Problem requirements:
Within the data below, state how many lines contain the string "chart". Provide the number only.

Data excerpt:
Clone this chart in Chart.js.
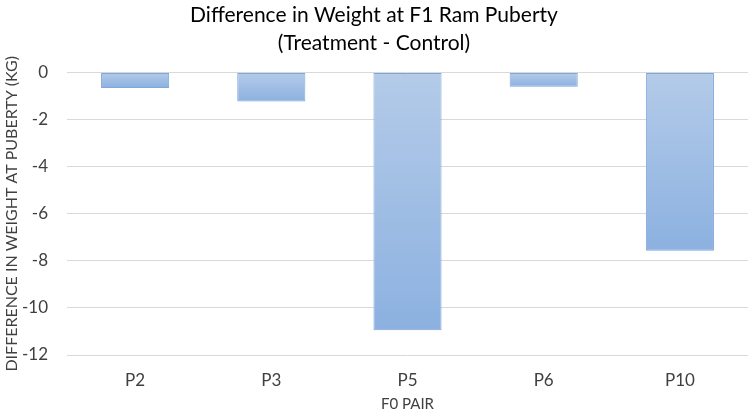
<!DOCTYPE html>
<html>
<head>
<meta charset="utf-8">
<script src="https://cdn.jsdelivr.net/npm/chart.js@4"></script>
<style>
  html, body { margin: 0; padding: 0; background: #fff; }
  #wrap { width: 751px; height: 413px; }
</style>
</head>
<body>
<div id="wrap"><canvas id="chart" width="751" height="413"></canvas></div>
<script>
// chart data
const pairs = ['P2', 'P3', 'P5', 'P6', 'P10'];
const weightDiff = [-0.65, -1.23, -10.95, -0.6, -7.57];
const yTicks = [0, -2, -4, -6, -8, -10, -12];

const FONT = 'Lato, "Open Sans", sans-serif';

// per-bar vertical gradient, light at zero line, darker at the bar end
const barFill = (c) => {
  const chart = c.chart;
  const y = chart.scales.y;
  if (!y || c.dataIndex === undefined) return '#a3c0e6';
  const v = c.dataset.data[c.dataIndex];
  const y0 = y.getPixelForValue(0);
  const y1 = y.getPixelForValue(v);
  if (!isFinite(y0) || !isFinite(y1) || y0 === y1) return '#a3c0e6';
  const g = chart.ctx.createLinearGradient(0, y0, 0, y1);
  g.addColorStop(0, '#b4cbe9');
  g.addColorStop(1, '#8cb1e0');
  return g;
};

new Chart(document.getElementById('chart'), {
  type: 'bar',
  data: {
    labels: pairs,
    datasets: [{
      label: 'Difference',
      data: weightDiff,
      backgroundColor: barFill,
      borderColor: '#7ea6da',
      borderWidth: 1,
      borderSkipped: false,
      barPercentage: 0.5,
      categoryPercentage: 1
    }]
  },
  options: {
    responsive: false,
    animation: false,
    layout: { padding: { left: 0, right: 3, top: 0, bottom: 0 } },
    plugins: {
      legend: { display: false },
      tooltip: { enabled: false },
      title: {
        display: true,
        text: ['Difference in Weight at F1 Ram Puberty', '(Treatment - Control)'],
        color: '#000',
        font: { family: FONT, size: 21, weight: 'normal', lineHeight: 1.3 },
        padding: { top: 2, bottom: 16 }
      }
    },
    scales: {
      x: {
        grid: { display: false },
        border: { display: false },
        ticks: { color: '#404040', font: { family: FONT, size: 17 }, padding: 7 },
        title: {
          display: true,
          text: 'F0 PAIR',
          color: '#404040',
          font: { family: FONT, size: 15 },
          padding: { top: 0, bottom: 0 }
        },
        afterFit: (s) => { s.height = 58; }
      },
      y: {
        min: -12,
        max: 0,
        afterBuildTicks: (axis) => { axis.ticks = yTicks.map(v => ({ value: v })); },
        grid: { color: '#d9d9d9', lineWidth: 1, drawTicks: false },
        border: { display: false },
        ticks: { color: '#404040', font: { family: FONT, size: 17 }, padding: 19 },
        title: {
          display: true,
          text: 'DIFFERENCE IN WEIGHT AT PUBERTY (KG)',
          color: '#404040',
          font: { family: FONT, size: 16 },
          padding: { top: 2, bottom: 0 }
        },
        afterFit: (s) => { s.width = 67; }
      }
    }
  }
});
</script>
</body>
</html>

Output:
8